PROMPT – Copy all the data exactly, except the pictures.

SOURCE DATA –
◆ ◆ ◆ ◆ ◆
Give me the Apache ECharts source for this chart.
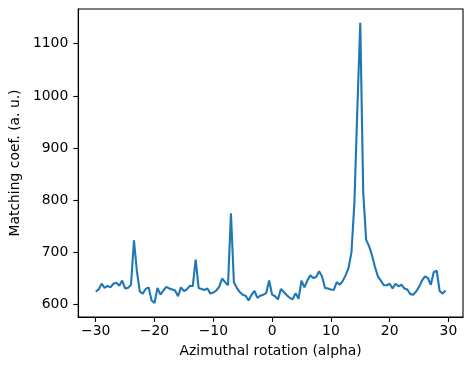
<!DOCTYPE html>
<html>
<head>
<meta charset="utf-8">
<script src="https://cdn.jsdelivr.net/npm/echarts@6/dist/echarts.min.js"></script>
<style>
  html, body { margin: 0; padding: 0; background: #fff; }
  #chart { width: 473px; height: 371px; }
</style>
</head>
<body>
<div id="chart"></div>
<script>
// rotation angle (alpha), 0.5 degree steps
const alpha = [
  -30, -29.5, -29, -28.5, -28, -27.5, -27, -26.5, -26, -25.5,
  -25, -24.5, -24, -23.5, -23, -22.5, -22, -21.5, -21, -20.5,
  -20, -19.5, -19, -18.5, -18, -17.5, -17, -16.5, -16, -15.5,
  -15, -14.5, -14, -13.5, -13, -12.5, -12, -11.5, -11, -10.5,
  -10, -9.5, -9, -8.5, -8, -7.5, -7, -6.5, -6, -5.5,
  -5, -4.5, -4, -3.5, -3, -2.5, -2, -1.5, -1, -0.5,
  0, 0.5, 1, 1.5, 2, 2.5, 3, 3.5, 4, 4.5,
  5, 5.5, 6, 6.5, 7, 7.5, 8, 8.5, 9, 9.5,
  10, 10.5, 11, 11.5, 12, 12.5, 13, 13.5, 14, 14.5,
  15, 15.5, 16, 16.5, 17, 17.5, 18, 18.5, 19, 19.5,
  20, 20.5, 21, 21.5, 22, 22.5, 23, 23.5, 24, 24.5,
  25, 25.5, 26, 26.5, 27, 27.5, 28, 28.5, 29, 29.5
];

// matching coefficient (a. u.)
const matching = [
  625, 629, 640, 632, 636, 633, 640, 642, 636, 646,
  631, 632, 638, 723, 664, 625, 621, 630, 633, 608,
  603, 632, 619, 627, 634, 631, 629, 627, 616, 633,
  626, 629, 636, 635, 686, 632, 630, 628, 631, 621,
  623, 627, 634, 650, 643, 637, 775, 643, 632, 624,
  619, 617, 608, 619, 626, 613, 617, 619, 622, 646,
  619, 616, 610, 630, 624, 618, 613, 610, 622, 611,
  646, 633, 646, 656, 651, 653, 664, 654, 632, 631,
  629, 628, 643, 638, 645, 656, 670, 700, 795, 975,
  1140, 815, 724, 712, 694, 672, 654, 646, 637, 637,
  640, 631, 640, 635, 638, 631, 629, 620, 619, 625,
  634, 646, 654, 651, 638, 662, 665, 626, 621, 627
];

const xTicks = [-30, -20, -10, 0, 10, 20, 30];
const yTicks = [600, 700, 800, 900, 1000, 1100];

const font = "DejaVu Sans";
const fontSize = 13.9;

const chart = echarts.init(document.getElementById("chart"), null, { renderer: "canvas" });

chart.setOption({
  animation: false,
  grid: {
    left: 76,
    right: 10,
    top: 9,
    bottom: 54,
    show: true,
    borderColor: "#000",
    borderWidth: 1.1
  },
  xAxis: {
    type: "value",
    min: -32.975,
    max: 32.475,
    name: "Azimuthal rotation (alpha)",
    nameLocation: "middle",
    nameGap: 27,
    nameTextStyle: { color: "#000", fontFamily: font, fontSize: fontSize },
    splitLine: { show: false },
    axisLine: { show: true, onZero: false, lineStyle: { color: "#000", width: 1.1 } },
    axisTick: {
      show: true,
      length: 4.9,
      lineStyle: { color: "#000", width: 1.1 },
      customValues: xTicks
    },
    axisLabel: {
      color: "#000",
      fontFamily: font,
      fontSize: fontSize,
      margin: 7,
      customValues: xTicks,
      formatter: v => String(v).replace("-", "\u2212")
    }
  },
  yAxis: {
    type: "value",
    min: 576.2,
    max: 1166.6,
    name: "Matching coef. (a. u.)",
    nameLocation: "middle",
    nameGap: 50,
    nameTextStyle: { color: "#000", fontFamily: font, fontSize: fontSize },
    splitLine: { show: false },
    axisLine: { show: true, onZero: false, lineStyle: { color: "#000", width: 1.1 } },
    axisTick: {
      show: true,
      length: 4.9,
      lineStyle: { color: "#000", width: 1.1 },
      customValues: yTicks
    },
    axisLabel: {
      color: "#000",
      fontFamily: font,
      fontSize: fontSize,
      margin: 10,
      customValues: yTicks,
      formatter: v => String(v)
    }
  },
  series: [
    {
      type: "line",
      data: alpha.map((a, i) => [a, matching[i]]),
      showSymbol: false,
      symbol: "none",
      lineStyle: { color: "#1f77b4", width: 2.1 },
      z: 3
    }
  ]
});
</script>
</body>
</html>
◆ ◆ ◆ ◆ ◆
EXERCISE RESULT –
Give me the Apache ECharts source for this chart.
<!DOCTYPE html>
<html>
<head>
<meta charset="utf-8">
<script src="https://cdn.jsdelivr.net/npm/echarts@6/dist/echarts.min.js"></script>
<style>
  html, body { margin: 0; padding: 0; background: #fff; }
  #chart { width: 473px; height: 371px; }
</style>
</head>
<body>
<div id="chart"></div>
<script>
// rotation angle (alpha), 0.5 degree steps
const alpha = [
  -30, -29.5, -29, -28.5, -28, -27.5, -27, -26.5, -26, -25.5,
  -25, -24.5, -24, -23.5, -23, -22.5, -22, -21.5, -21, -20.5,
  -20, -19.5, -19, -18.5, -18, -17.5, -17, -16.5, -16, -15.5,
  -15, -14.5, -14, -13.5, -13, -12.5, -12, -11.5, -11, -10.5,
  -10, -9.5, -9, -8.5, -8, -7.5, -7, -6.5, -6, -5.5,
  -5, -4.5, -4, -3.5, -3, -2.5, -2, -1.5, -1, -0.5,
  0, 0.5, 1, 1.5, 2, 2.5, 3, 3.5, 4, 4.5,
  5, 5.5, 6, 6.5, 7, 7.5, 8, 8.5, 9, 9.5,
  10, 10.5, 11, 11.5, 12, 12.5, 13, 13.5, 14, 14.5,
  15, 15.5, 16, 16.5, 17, 17.5, 18, 18.5, 19, 19.5,
  20, 20.5, 21, 21.5, 22, 22.5, 23, 23.5, 24, 24.5,
  25, 25.5, 26, 26.5, 27, 27.5, 28, 28.5, 29, 29.5
];

// matching coefficient (a. u.)
const matching = [
  625, 629, 640, 632, 636, 633, 640, 642, 636, 646,
  631, 632, 638, 723, 664, 625, 621, 630, 633, 608,
  603, 632, 619, 627, 634, 631, 629, 627, 616, 633,
  626, 629, 636, 635, 686, 632, 630, 628, 631, 621,
  623, 627, 634, 650, 643, 637, 775, 643, 632, 624,
  619, 617, 608, 619, 626, 613, 617, 619, 622, 646,
  619, 616, 610, 630, 624, 618, 613, 610, 622, 611,
  646, 633, 646, 656, 651, 653, 664, 654, 632, 631,
  629, 628, 643, 638, 645, 656, 670, 700, 795, 975,
  1140, 815, 724, 712, 694, 672, 654, 646, 637, 637,
  640, 631, 640, 635, 638, 631, 629, 620, 619, 625,
  634, 646, 654, 651, 638, 662, 665, 626, 621, 627
];

const xTicks = [-30, -20, -10, 0, 10, 20, 30];
const yTicks = [600, 700, 800, 900, 1000, 1100];

const font = "DejaVu Sans";
const fontSize = 13.9;

const chart = echarts.init(document.getElementById("chart"), null, { renderer: "canvas" });

chart.setOption({
  animation: false,
  grid: {
    left: 76,
    right: 10,
    top: 9,
    bottom: 54,
    show: true,
    borderColor: "#000",
    borderWidth: 1.1
  },
  xAxis: {
    type: "value",
    min: -32.975,
    max: 32.475,
    name: "Azimuthal rotation (alpha)",
    nameLocation: "middle",
    nameGap: 27,
    nameTextStyle: { color: "#000", fontFamily: font, fontSize: fontSize },
    splitLine: { show: false },
    axisLine: { show: true, onZero: false, lineStyle: { color: "#000", width: 1.1 } },
    axisTick: {
      show: true,
      length: 4.9,
      lineStyle: { color: "#000", width: 1.1 },
      customValues: xTicks
    },
    axisLabel: {
      color: "#000",
      fontFamily: font,
      fontSize: fontSize,
      margin: 7,
      customValues: xTicks,
      formatter: v => String(v).replace("-", "\u2212")
    }
  },
  yAxis: {
    type: "value",
    min: 576.2,
    max: 1166.6,
    name: "Matching coef. (a. u.)",
    nameLocation: "middle",
    nameGap: 50,
    nameTextStyle: { color: "#000", fontFamily: font, fontSize: fontSize },
    splitLine: { show: false },
    axisLine: { show: true, onZero: false, lineStyle: { color: "#000", width: 1.1 } },
    axisTick: {
      show: true,
      length: 4.9,
      lineStyle: { color: "#000", width: 1.1 },
      customValues: yTicks
    },
    axisLabel: {
      color: "#000",
      fontFamily: font,
      fontSize: fontSize,
      margin: 10,
      customValues: yTicks,
      formatter: v => String(v)
    }
  },
  series: [
    {
      type: "line",
      data: alpha.map((a, i) => [a, matching[i]]),
      showSymbol: false,
      symbol: "none",
      lineStyle: { color: "#1f77b4", width: 2.1 },
      z: 3
    }
  ]
});
</script>
</body>
</html>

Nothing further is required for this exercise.